The next day, a gunman was on the edge of Seattle U’s campus.
There have been 34 school shootings in the United States in 2014 so far. They’ve become so frequent that it’s hard to even know how to react. Some measure of conscious denial of the problem has become part and parcel of college—if we thought, really thought, about how this could happen to us, we may be unable to function.
Yesterday’s shooting was tragic on so many levels. The SPU community lost one of its own, and several students are beginning a recovery process that’s certain to be both physically and emotionally difficult. The nation was shown once again the senselessness and selfishness of mass violence, as well as the ineffectiveness of our gun laws. For many local students, it also represents a reality that is both devastating and unfair.
The specter of gun violence is no longer a vague, distant, looming thing.
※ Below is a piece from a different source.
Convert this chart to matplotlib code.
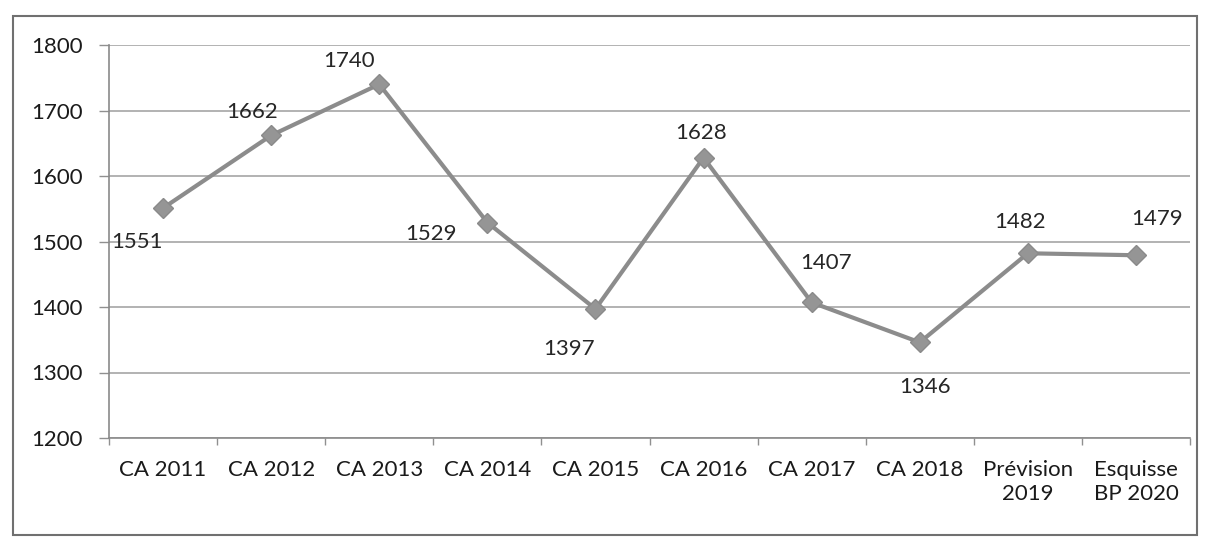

It’s literally at our gate. The appearance of a gunman at 10th and Union was a sobering reminder—as if we needed another—that this threat is real and immediate, and our classrooms will not necessarily keep us safe.
“Education is about creating the person who makes the choices.” This is what Professor Carol Kelly told my class just minutes before the public safety announcements flooded our inboxes. The classroom should be a haven where we can all learn to be our most realized selves—free of judgment, free of boundaries, and free of fear. As our liberty is increasingly threatened, our ability to reach our fullest humanity is threatened in tandem.
The entire city bears, and will continue to bear, a deep sadness in the days and weeks to come. We here at Seattle U mourn alongside SPU, for both the life and the collective innocence that was lost yesterday. As fellow students, we will all engage with this tragedy in our own complex ways. I would like to personally thank the students, faculty, and staff who organized Friday afternoon’s vigil at the chapel, which was a much-needed opportunity to not only to stand in solidarity with SPU, but to offer solace and support to one another as we try to make sense of the senseless. Let’s continue to do both.
Be kind to one another, and be well.